Absolutely. But that’s about as likely to happen as my cat being elected president of the United States.
Mainstream print reviews for romance novels are RARELY available — and then only for established authors. I’ve rarely seen them from very small papers (Anniston, Alabama) comes to mind as one I’ve seen a few times, but then you have to ask yourself if a quote from a paper the vast majority of the country has never seen would have more validity to readers than a Web site with more than 350,000 individual users every year.
But the point is I don’t know. AVON doesn’t know. The fact that they make major business decisions from their guts without research to back up their assumptions is risky. Seriously so.
And as the economy tightens — and if Avon quality continues to fluctuate from title to title as dramatically as it does now — readers will soon stop buying every Avon title. Consistency of product is critical to grow a brand.
@MMcA – I think you sum up the point with Avon well. I also got the impression that they think readers are more likely to recognize the names of the print reviewers. However, that’s also where it gets a little sticky because there really aren’t a lot of major print reviewers who cover romance.
Many (and probably the vast majority) of the major newspapers in the US don’t review romance. The main print review source for romance is Romantic Times magazine. There may be others out there, but RT is the only one I can find in bookstores with any regularity. RT can be a good source of information, but my sense is that they are more a cheerleader for the genre than a critical review publication. In their more recent issues, most of their reviews consist of just 2-3 sentences posted above a plot blurb.
Having read the interview, I thought all she meant was that quoting a review from somewhere like AAR on the book wouldn’t carry as much weight with the reader as a quoting a review from … and here I’m stuck because I don’t know the names of the big US print reviewers.
I can’t know, but I suspect that might be right – if the splash on the cover reads ”the best romance this century’ – The Times, London’ wouldn’t that sell more books than ”the best romance this century’ – All about romance’?
Because people who aren’t on the internet aren’t going to know who AAR are, whereas for those of us who visit here, we’ve already read the review, and bought the book. (Possibly bought it online, without ever seeing the cover quotes.)
It’s not a question of whether more people read The Times than AAR , or which reviews romance best – all those cover reviews do is flag it up to the casual browser that some worthwhile organisation thinks it’s worth them looking at this book rather than that book, and perhaps a quote from a traditional reviewer does still carry more weight at this point in time.
Almost like you’re selling your product by associating it with a brand people trust, and ‘The Times’ is a well established brand, which people recognise instantly, whereas internet review sites don’t yet have that level of brand recognition.
Or perhaps I misunderstood the point she was making.
I could almost say ditto on what Anon said.
(“”One comment: While there is a brand new generation of romance readers coming into romancelandia who checks out online sites, where Historicals are concerned (Avon’s mainstay) there are a lot of readers, and I mean A LOT, who have no need.
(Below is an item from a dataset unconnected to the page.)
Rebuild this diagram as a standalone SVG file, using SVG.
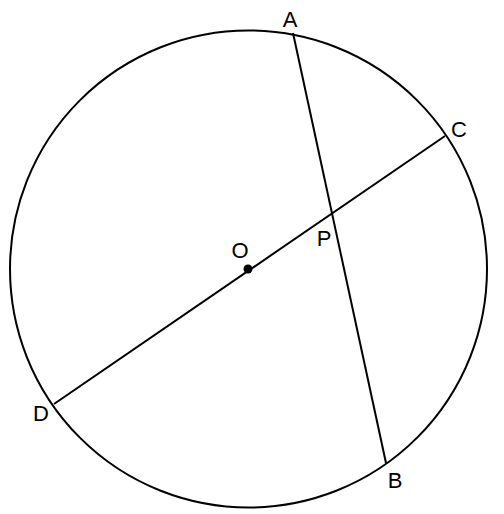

These are readers who have been reading for decades, who go to the bookstore each month and buy up all the Avon romance titles for the month. Period. Just Avon Romance (among a few other favorites) regardless of author, storyline, title””… ) etc.
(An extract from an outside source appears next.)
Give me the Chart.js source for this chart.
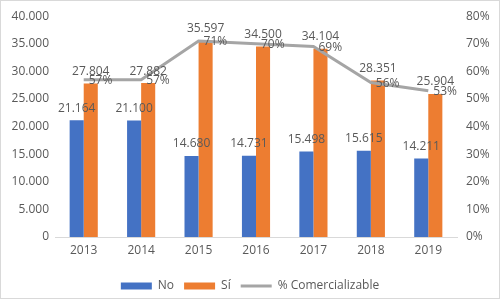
<!DOCTYPE html>
<html>
<head>
<meta charset="utf-8">
<script src="https://cdn.jsdelivr.net/npm/chart.js@4"></script>
<style>
  body { margin: 0; background: #fff; }
  canvas { display: block; }
</style>
</head>
<body>
<canvas id="c" width="500" height="299"></canvas>
<script>
const years = ['2013', '2014', '2015', '2016', '2017', '2018', '2019']
const noValues = [21164, 21100, 14680, 14731, 15498, 15615, 14211]
const siValues = [27804, 27882, 35597, 34500, 34104, 28351, 25904]
const pctValues = [57, 57, 71, 70, 69, 56, 53]

const FONT = '"Open Sans", sans-serif'
const GREY_TXT = '#595959'

const fmt = v => v.toString().replace(/\B(?=(\d{3})+(?!\d))/g, '.')

// white background + thin frame round the whole chart
const frame = {
  id: 'frame',
  beforeDraw(chart) {
    const ctx = chart.ctx
    ctx.save()
    ctx.fillStyle = '#fff'
    ctx.fillRect(0, 0, chart.width, chart.height)
    ctx.restore()
  },
  afterDraw(chart) {
    const ctx = chart.ctx
    ctx.save()
    ctx.strokeStyle = '#d9d9d9'
    ctx.lineWidth = 1
    ctx.strokeRect(0.5, 0.5, chart.width - 1, chart.height - 1)
    ctx.restore()
  }
}

// value labels like excel's data labels
const valueLabels = {
  id: 'valueLabels',
  afterDatasetsDraw(chart) {
    const ctx = chart.ctx
    ctx.save()
    ctx.font = '12px ' + FONT
    ctx.fillStyle = GREY_TXT
    ctx.textBaseline = 'middle'
    chart.data.datasets.forEach((ds, i) => {
      const meta = chart.getDatasetMeta(i)
      meta.data.forEach((el, j) => {
        if (ds.type === 'line') {
          ctx.textAlign = 'left'
          ctx.fillText(ds.data[j] + '%', el.x + 5, el.y + 1)
        } else {
          ctx.textAlign = 'center'
          ctx.fillText(fmt(ds.data[j]), el.x, el.y - 12)
        }
      })
    })
    ctx.restore()
  }
}

new Chart(document.getElementById('c'), {
  type: 'bar',
  data: {
    labels: years,
    datasets: [
      {
        label: 'No',
        data: noValues,
        backgroundColor: '#4472c4',
        yAxisID: 'y',
        order: 1,
        categoryPercentage: 0.49,
        barPercentage: 1,
      },
      {
        label: 'Sí',
        data: siValues,
        backgroundColor: '#ed7d31',
        yAxisID: 'y',
        order: 1,
        categoryPercentage: 0.49,
        barPercentage: 1,
      },
      {
        type: 'line',
        label: '% Comercializable',
        data: pctValues,
        borderColor: '#a5a5a5',
        backgroundColor: '#a5a5a5',
        borderWidth: 3,
        pointRadius: 0,
        tension: 0,
        yAxisID: 'y1',
        order: 0,
      }
    ]
  },
  options: {
    responsive: false,
    animation: false,
    layout: { padding: { top: 16, left: 0, right: 0, bottom: -3 } },
    plugins: {
      legend: {
        position: 'bottom',
        labels: {
          font: { family: FONT, size: 12 },
          color: GREY_TXT,
          usePointStyle: true,
          boxWidth: 31,
          boxHeight: 7,
          pointStyleWidth: 31,
          padding: 10,
          sort: (a, b) => a.datasetIndex - b.datasetIndex,
          generateLabels: chart => chart.data.datasets.map((ds, i) => ({
            text: ds.label,
            fillStyle: ds.backgroundColor,
            strokeStyle: ds.type === 'line' ? ds.borderColor : ds.backgroundColor,
            lineWidth: ds.type === 'line' ? 3 : 0,
            pointStyle: ds.type === 'line' ? 'line' : 'rect',
            fontColor: GREY_TXT,
            datasetIndex: i,
          }))
        }
      },
      tooltip: { enabled: false },
    },
    scales: {
      x: {
        grid: { display: false, drawTicks: false },
        border: { display: true, color: '#d9d9d9', width: 1 },
        ticks: { font: { family: FONT, size: 12 }, color: GREY_TXT, padding: 6 },
        afterFit: s => { s.height = 33 }
      },
      y: {
        position: 'left',
        min: 0,
        max: 40000,
        grid: { display: false, drawTicks: false },
        border: { display: false },
        ticks: {
          stepSize: 5000,
          font: { family: FONT, size: 12 },
          color: GREY_TXT,
          padding: 6,
          callback: v => fmt(v)
        },
        afterFit: s => { s.width = 55 }
      },
      y1: {
        position: 'right',
        min: 0,
        max: 80,
        grid: { display: false, drawTicks: false },
        border: { display: false },
        ticks: {
          stepSize: 10,
          font: { family: FONT, size: 12 },
          color: GREY_TXT,
          padding: 9,
          callback: v => v + '%'
        },
        afterFit: s => { s.width = 43 }
      }
    }
  },
  plugins: [frame, valueLabels]
})
</script>
</body>
</html>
While I do think the internet community matters (I am in it) I think that the majority of readers do pick then books up from Wal Mart, Target etc. I think that is one reason that Harlequin does so well. I believe that the majority books are sold because of name recognition. And to an certain extent, brand recognition (like imprints). I think that where the book is sold (Wal Mart, etc) makes a much bigger impact than any review.
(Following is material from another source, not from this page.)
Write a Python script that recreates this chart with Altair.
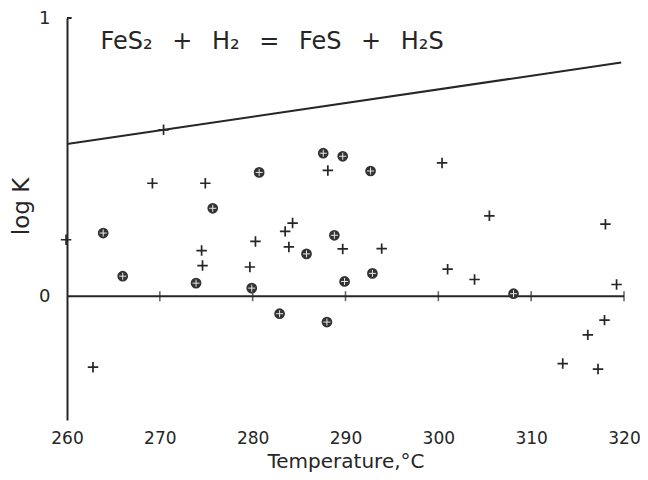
import altair as alt
import pandas as pd

# ---- data ----
plus_T = [259.9, 262.8, 269.2, 270.4, 274.5, 274.6, 274.9, 279.7, 280.3, 283.5,
          283.9, 284.3, 288.1, 289.7, 293.9, 300.4, 301.0, 303.9, 305.5, 313.4,
          316.1, 317.2, 317.9, 318.0, 319.2]
plus_logK = [0.203, -0.255, 0.406, 0.598, 0.164, 0.110, 0.406, 0.105, 0.197, 0.233,
             0.177, 0.263, 0.452, 0.170, 0.171, 0.479, 0.097, 0.060, 0.289, -0.242,
             -0.139, -0.262, -0.086, 0.259, 0.042]

circ_T = [263.9, 266.0, 273.9, 275.7, 279.9, 280.7, 282.9, 285.8, 287.6, 288.0,
          288.8, 289.7, 289.9, 292.7, 292.9, 308.1]
circ_logK = [0.227, 0.072, 0.047, 0.316, 0.029, 0.445, -0.063, 0.152, 0.514, -0.093,
             0.219, 0.503, 0.053, 0.450, 0.082, 0.009]

upper_T = [260, 319.7]
upper_logK = [0.547, 0.840]

zero_T = [260, 320]
zero_logK = [0, 0]

tick_T = [270, 280, 290, 300, 310, 320]
tick_logK = [0, 0, 0, 0, 0, 0]

x_label_values = [260, 270, 280, 290, 300, 310, 320]
y_label_values = [0, 1]

eq_T = [263.6]
eq_logK = [0.887]
eq_text = ["FeS\u2082 \u2002+ \u2002H\u2082 \u2002= \u2002FeS \u2002+ \u2002H\u2082S"]

FONT = "DejaVu Sans"
INK = "#262626"

plus_df = pd.DataFrame({"T": plus_T, "logK": plus_logK})
circ_df = pd.DataFrame({"T": circ_T, "logK": circ_logK})
upper_df = pd.DataFrame({"T": upper_T, "logK": upper_logK})
zero_df = pd.DataFrame({"T": zero_T, "logK": zero_logK})
tick_df = pd.DataFrame({"T": tick_T, "logK": tick_logK})
eq_df = pd.DataFrame({"T": eq_T, "logK": eq_logK, "label": eq_text})

x_enc = alt.X(
    "T:Q",
    scale=alt.Scale(domain=[260, 320], nice=False, zero=False),
    axis=alt.Axis(
        values=x_label_values, format="d", title="Temperature,\u00b0C",
        domain=False, ticks=False, grid=False, labelFlush=False, labelOverlap=False,
        labelFont=FONT, labelFontSize=17, labelColor=INK, labelPadding=10,
        titleFont=FONT, titleFontSize=20, titleFontWeight="normal", titleColor=INK,
        titlePadding=5,
    ),
)
y_enc = alt.Y(
    "logK:Q",
    scale=alt.Scale(domain=[-0.445, 1.0], nice=False, zero=False),
    axis=alt.Axis(
        values=y_label_values, format="d", title="log K",
        ticks=False, grid=False, domainColor=INK, domainWidth=2,
        labelFlush=False, labelOverlap=False,
        labelFont=FONT, labelFontSize=18, labelColor=INK, labelPadding=17,
        titleFont=FONT, titleFontSize=23, titleFontWeight="normal", titleColor=INK,
        titlePadding=5, titleY=188,
    ),
)

PLUS = "M-1,0L1,0M0,-1L0,1"

zero_line = alt.Chart(zero_df).mark_line(color=INK, strokeWidth=2).encode(x=x_enc, y=y_enc)
upper_line = alt.Chart(upper_df).mark_line(color=INK, strokeWidth=2).encode(x=x_enc, y=y_enc)
ticks = alt.Chart(tick_df).mark_tick(orient="vertical", color=INK, size=10, thickness=1.6).encode(x=x_enc, y=y_enc)
top_tick = alt.Chart(zero_df.head(1)).mark_rule(color=INK, strokeWidth=2).encode(
    x=alt.datum(260), x2=alt.datum(260.5), y=alt.datum(1)
)
plus_pts = alt.Chart(plus_df).mark_point(
    shape=PLUS, size=110, filled=False, color=INK, strokeWidth=1.7, opacity=1
).encode(x=x_enc, y=y_enc)
circ_pts = alt.Chart(circ_df).mark_point(
    shape="circle", size=115, filled=True, color="#333333", opacity=1
).encode(x=x_enc, y=y_enc)
circ_plus = alt.Chart(circ_df).mark_point(
    shape=PLUS, size=50, filled=False, color="#e8e8e8", strokeWidth=1, opacity=1
).encode(x=x_enc, y=y_enc)
eq = alt.Chart(eq_df).mark_text(
    align="left", baseline="alphabetic", font=FONT, fontSize=24, color=INK
).encode(x=x_enc, y=y_enc, text="label:N")

chart = alt.layer(
    zero_line, upper_line, ticks, top_tick, plus_pts, circ_pts, circ_plus, eq
).properties(
    width=557, height=402,
    autosize=alt.AutoSizeParams(type="none"),
    padding={"left": 59, "top": 10, "right": 16, "bottom": 52},
    background="white",
).configure_view(stroke=None)

chart.save("out.html", embed_options={"renderer": "svg", "actions": False})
One of the other web pages had a discussion about series books about a week ago. Almost every reader commented on how they no longer read Evanovich. However if you look at her sales figures, her books do as well or better than Nora Roberts So there always seems to be a big discrepancy between what we are saying here, and then the sales results. That seems to support that we are a small community.
Not to negate our impact, but I don’t think the average customer spends a lot of time reading book boards. Again agreeing with Pathercrawl, if you are established author, then I don’t think that the internet impacts your sales figures that much at all. If you are new, then yes word of mouth is important and the internet helps.
“”While I love the Net for sourcing discounted books, new authors, and the like, I don’t take a lot of the reviews seriously.
In the first place, someone’s taste may be vastly different than my own.””
I agree that reviews are affected by the tastes of the reviewers, but that’s as true of the “”major traditional print reviewers”” favoured by Chen as it is of reviews published by the established online review sites such as AAR.
While I love the Net for sourcing discounted books, new authors, and the like, I don’t take a lot of the reviews seriously.
In the first place, someone’s taste may be vastly different than my own. After reading every single one of the In Death books by J.D. Robb (Nora Roberts), I was highly disappointed with the last two because she chose to minimize the role of the major supporting players. While I was reading the reviews, I was a bit floored by those saying that they were as good as the previous books, and that others missed the problems Eve and Roarke were having two dozen books back. I liked the characters being developed, they didn’t.
In the second, I’ve noticed a trend on book sellers’ sites for the fans of an author/book to go in and gush like it’s the greatest piece of literature they’ve ever read. For example, on Amazon, I’ve seen hundreds of reviews that were marked “”helpful”” when they said little more than, “”I loved the book, a real page turner.”” Then when someone goes into great detail with the postives and negatives of the book, with a lean toward something like 3 stars, that review will be given few if any “”helpful”” points. There’s some serious agenda pushing at times, and I can’t really go by the reviews for that very reason.
Speaking as one of the older generation (I will be 60 in July). I read blogs and find new authors online all the time as do my friends.
I would have never found Rob Thurman, Sherry Thomas or Joanne Bourne without the reading about their books online.
If you done keep ahead of the pack, you will loose the race.
If I may put it not so politely maybe – they are fully of hooey!!!!!!! I buy almost all my books these days based on recommendations on either review sites or blogs. Mind you, I read very few Avon books so I do very little promoting on this particular publisher myself.
As others have stated, maybe they don’t see the advantages yet, but the internet will continue to grow as a source of finding good books. I’ve had a blog since early 2005 and I’ve seen such an explosion of new blogs over the past year. And while many tackle many different aspects of romance, their main focus in on books they’ve enjoyed and the desire to share.
The times – they are a’changing and if Avon were smart, they would be willing to look towards the future.